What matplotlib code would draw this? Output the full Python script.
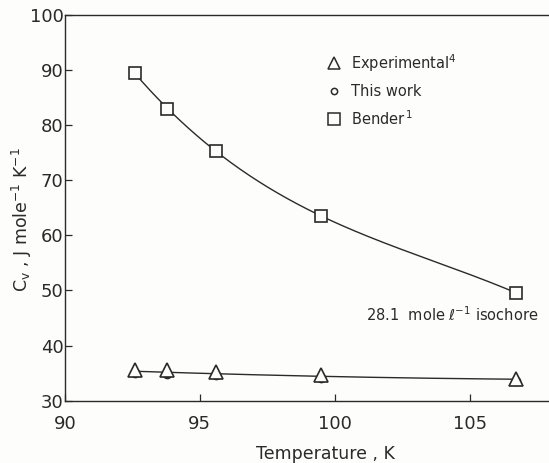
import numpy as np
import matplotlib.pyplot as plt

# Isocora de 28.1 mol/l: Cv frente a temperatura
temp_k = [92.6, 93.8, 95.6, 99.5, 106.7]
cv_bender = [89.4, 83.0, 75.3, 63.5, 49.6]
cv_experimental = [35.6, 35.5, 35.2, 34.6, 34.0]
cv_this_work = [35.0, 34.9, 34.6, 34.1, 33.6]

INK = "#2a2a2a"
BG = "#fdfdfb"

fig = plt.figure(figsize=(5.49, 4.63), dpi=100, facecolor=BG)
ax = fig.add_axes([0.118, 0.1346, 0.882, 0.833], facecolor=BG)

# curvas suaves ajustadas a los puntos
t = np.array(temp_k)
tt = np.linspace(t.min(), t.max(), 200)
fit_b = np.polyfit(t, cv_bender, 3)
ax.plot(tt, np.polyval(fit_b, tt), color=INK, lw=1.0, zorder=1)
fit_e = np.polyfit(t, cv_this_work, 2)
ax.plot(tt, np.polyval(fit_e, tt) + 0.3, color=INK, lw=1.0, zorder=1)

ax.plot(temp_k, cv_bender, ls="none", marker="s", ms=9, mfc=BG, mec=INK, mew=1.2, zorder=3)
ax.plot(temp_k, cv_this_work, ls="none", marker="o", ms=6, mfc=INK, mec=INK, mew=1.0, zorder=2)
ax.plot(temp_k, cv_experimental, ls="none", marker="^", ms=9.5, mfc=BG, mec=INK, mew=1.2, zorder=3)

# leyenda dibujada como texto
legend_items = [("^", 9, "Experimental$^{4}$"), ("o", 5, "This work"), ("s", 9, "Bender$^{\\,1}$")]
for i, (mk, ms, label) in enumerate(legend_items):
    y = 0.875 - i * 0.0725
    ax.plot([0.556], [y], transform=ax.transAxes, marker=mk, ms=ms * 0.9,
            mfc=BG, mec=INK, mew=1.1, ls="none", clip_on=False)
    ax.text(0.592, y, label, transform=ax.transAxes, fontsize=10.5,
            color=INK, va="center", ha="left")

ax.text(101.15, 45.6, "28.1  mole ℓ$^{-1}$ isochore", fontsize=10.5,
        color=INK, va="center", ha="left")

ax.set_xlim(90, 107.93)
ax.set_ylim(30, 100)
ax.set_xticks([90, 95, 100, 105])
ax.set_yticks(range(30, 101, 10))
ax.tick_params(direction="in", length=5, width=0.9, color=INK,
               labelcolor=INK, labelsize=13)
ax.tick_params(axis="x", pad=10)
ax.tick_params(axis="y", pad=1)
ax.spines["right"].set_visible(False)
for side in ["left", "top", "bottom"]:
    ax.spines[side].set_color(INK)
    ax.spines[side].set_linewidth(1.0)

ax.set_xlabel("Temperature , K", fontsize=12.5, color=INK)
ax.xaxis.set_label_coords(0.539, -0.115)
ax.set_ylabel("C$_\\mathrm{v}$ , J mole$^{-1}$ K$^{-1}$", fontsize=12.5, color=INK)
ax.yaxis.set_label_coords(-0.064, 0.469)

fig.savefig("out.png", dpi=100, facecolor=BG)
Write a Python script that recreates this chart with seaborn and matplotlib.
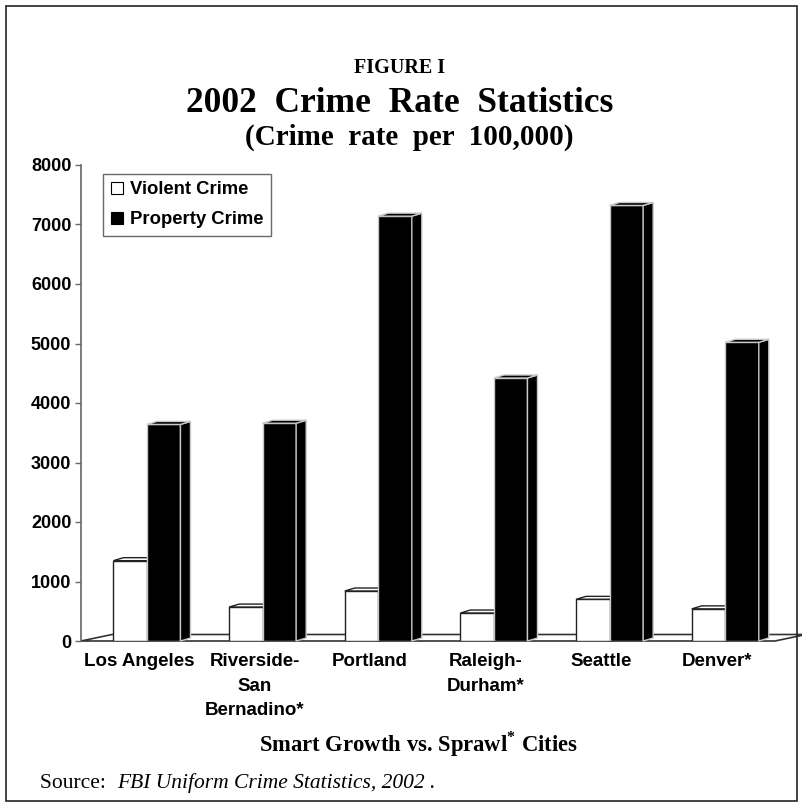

### YOUR OBJECTIVE
Without the pictures, reproduce every line of the records above exactly.

### WRITTEN RESPONSE
What matplotlib code would draw this? Output the full Python script.
import numpy as np
import matplotlib.pyplot as plt

# Isocora de 28.1 mol/l: Cv frente a temperatura
temp_k = [92.6, 93.8, 95.6, 99.5, 106.7]
cv_bender = [89.4, 83.0, 75.3, 63.5, 49.6]
cv_experimental = [35.6, 35.5, 35.2, 34.6, 34.0]
cv_this_work = [35.0, 34.9, 34.6, 34.1, 33.6]

INK = "#2a2a2a"
BG = "#fdfdfb"

fig = plt.figure(figsize=(5.49, 4.63), dpi=100, facecolor=BG)
ax = fig.add_axes([0.118, 0.1346, 0.882, 0.833], facecolor=BG)

# curvas suaves ajustadas a los puntos
t = np.array(temp_k)
tt = np.linspace(t.min(), t.max(), 200)
fit_b = np.polyfit(t, cv_bender, 3)
ax.plot(tt, np.polyval(fit_b, tt), color=INK, lw=1.0, zorder=1)
fit_e = np.polyfit(t, cv_this_work, 2)
ax.plot(tt, np.polyval(fit_e, tt) + 0.3, color=INK, lw=1.0, zorder=1)

ax.plot(temp_k, cv_bender, ls="none", marker="s", ms=9, mfc=BG, mec=INK, mew=1.2, zorder=3)
ax.plot(temp_k, cv_this_work, ls="none", marker="o", ms=6, mfc=INK, mec=INK, mew=1.0, zorder=2)
ax.plot(temp_k, cv_experimental, ls="none", marker="^", ms=9.5, mfc=BG, mec=INK, mew=1.2, zorder=3)

# leyenda dibujada como texto
legend_items = [("^", 9, "Experimental$^{4}$"), ("o", 5, "This work"), ("s", 9, "Bender$^{\\,1}$")]
for i, (mk, ms, label) in enumerate(legend_items):
    y = 0.875 - i * 0.0725
    ax.plot([0.556], [y], transform=ax.transAxes, marker=mk, ms=ms * 0.9,
            mfc=BG, mec=INK, mew=1.1, ls="none", clip_on=False)
    ax.text(0.592, y, label, transform=ax.transAxes, fontsize=10.5,
            color=INK, va="center", ha="left")

ax.text(101.15, 45.6, "28.1  mole ℓ$^{-1}$ isochore", fontsize=10.5,
        color=INK, va="center", ha="left")

ax.set_xlim(90, 107.93)
ax.set_ylim(30, 100)
ax.set_xticks([90, 95, 100, 105])
ax.set_yticks(range(30, 101, 10))
ax.tick_params(direction="in", length=5, width=0.9, color=INK,
               labelcolor=INK, labelsize=13)
ax.tick_params(axis="x", pad=10)
ax.tick_params(axis="y", pad=1)
ax.spines["right"].set_visible(False)
for side in ["left", "top", "bottom"]:
    ax.spines[side].set_color(INK)
    ax.spines[side].set_linewidth(1.0)

ax.set_xlabel("Temperature , K", fontsize=12.5, color=INK)
ax.xaxis.set_label_coords(0.539, -0.115)
ax.set_ylabel("C$_\\mathrm{v}$ , J mole$^{-1}$ K$^{-1}$", fontsize=12.5, color=INK)
ax.yaxis.set_label_coords(-0.064, 0.469)

fig.savefig("out.png", dpi=100, facecolor=BG)
Write a Python script that recreates this chart with seaborn and matplotlib.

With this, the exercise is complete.